§ **Problem**
Gather up the lines with the word "this" in them.
++++ Raw data ++++
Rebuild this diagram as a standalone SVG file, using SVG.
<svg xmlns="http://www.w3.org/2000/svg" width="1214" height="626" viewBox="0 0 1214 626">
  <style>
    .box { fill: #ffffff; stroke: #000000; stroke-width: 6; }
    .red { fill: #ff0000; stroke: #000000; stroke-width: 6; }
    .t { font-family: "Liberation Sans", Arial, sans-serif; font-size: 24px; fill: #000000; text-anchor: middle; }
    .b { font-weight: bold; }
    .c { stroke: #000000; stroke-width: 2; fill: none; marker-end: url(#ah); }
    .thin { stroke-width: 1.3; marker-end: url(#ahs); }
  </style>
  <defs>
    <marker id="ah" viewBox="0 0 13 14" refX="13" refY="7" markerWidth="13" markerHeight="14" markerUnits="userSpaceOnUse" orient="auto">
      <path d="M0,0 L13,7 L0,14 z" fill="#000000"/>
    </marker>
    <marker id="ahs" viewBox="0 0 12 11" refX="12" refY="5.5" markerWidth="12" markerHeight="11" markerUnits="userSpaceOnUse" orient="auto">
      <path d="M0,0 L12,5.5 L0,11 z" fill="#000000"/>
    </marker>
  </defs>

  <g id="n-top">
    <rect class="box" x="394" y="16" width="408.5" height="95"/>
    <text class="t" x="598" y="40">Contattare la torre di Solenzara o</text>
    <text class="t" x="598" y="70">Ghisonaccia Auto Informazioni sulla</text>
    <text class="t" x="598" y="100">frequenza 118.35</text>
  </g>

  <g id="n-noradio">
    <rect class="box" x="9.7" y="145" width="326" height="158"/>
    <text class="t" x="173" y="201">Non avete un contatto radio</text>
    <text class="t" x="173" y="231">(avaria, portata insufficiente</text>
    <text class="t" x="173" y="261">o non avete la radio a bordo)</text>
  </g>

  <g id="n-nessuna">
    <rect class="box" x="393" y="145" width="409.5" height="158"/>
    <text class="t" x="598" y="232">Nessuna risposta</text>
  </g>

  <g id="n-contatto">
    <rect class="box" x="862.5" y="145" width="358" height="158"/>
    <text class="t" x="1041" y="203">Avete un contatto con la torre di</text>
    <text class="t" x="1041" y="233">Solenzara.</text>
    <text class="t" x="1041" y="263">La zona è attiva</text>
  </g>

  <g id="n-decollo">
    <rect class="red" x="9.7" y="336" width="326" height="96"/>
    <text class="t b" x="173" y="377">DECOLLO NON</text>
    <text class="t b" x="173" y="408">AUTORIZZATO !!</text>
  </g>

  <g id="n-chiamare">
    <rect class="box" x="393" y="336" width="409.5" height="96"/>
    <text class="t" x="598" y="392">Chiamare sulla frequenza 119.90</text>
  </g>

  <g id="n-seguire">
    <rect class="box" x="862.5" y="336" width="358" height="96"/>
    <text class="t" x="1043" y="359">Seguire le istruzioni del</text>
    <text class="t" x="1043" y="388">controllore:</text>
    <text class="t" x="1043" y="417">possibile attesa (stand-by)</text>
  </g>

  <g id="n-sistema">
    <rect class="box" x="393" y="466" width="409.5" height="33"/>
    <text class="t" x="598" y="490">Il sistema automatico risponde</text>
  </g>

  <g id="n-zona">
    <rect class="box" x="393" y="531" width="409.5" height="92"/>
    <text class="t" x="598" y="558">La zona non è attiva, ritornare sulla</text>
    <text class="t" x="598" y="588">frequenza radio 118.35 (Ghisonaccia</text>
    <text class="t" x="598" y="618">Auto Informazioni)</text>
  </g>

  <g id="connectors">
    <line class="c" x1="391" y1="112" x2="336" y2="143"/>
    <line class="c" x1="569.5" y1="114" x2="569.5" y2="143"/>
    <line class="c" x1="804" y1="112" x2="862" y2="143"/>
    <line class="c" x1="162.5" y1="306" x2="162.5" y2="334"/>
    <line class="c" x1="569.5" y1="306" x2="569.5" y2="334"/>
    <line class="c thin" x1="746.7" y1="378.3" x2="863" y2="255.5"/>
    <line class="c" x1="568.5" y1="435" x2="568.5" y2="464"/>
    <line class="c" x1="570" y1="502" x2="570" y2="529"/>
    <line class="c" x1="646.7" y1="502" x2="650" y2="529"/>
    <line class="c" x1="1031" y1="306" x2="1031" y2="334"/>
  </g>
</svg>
++++
++++ Raw data ++++
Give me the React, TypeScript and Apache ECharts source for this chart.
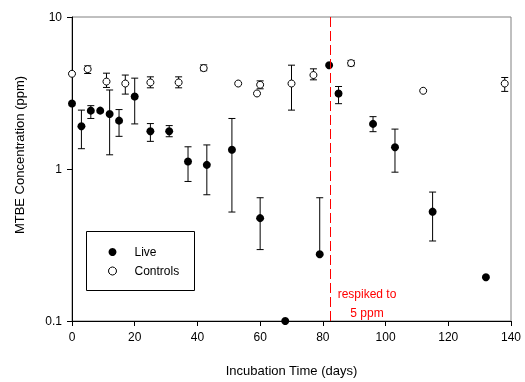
++++
§ **Full answer**
Rebuild this diagram as a standalone SVG file, using SVG.
Give me the React, TypeScript and Apache ECharts source for this chart.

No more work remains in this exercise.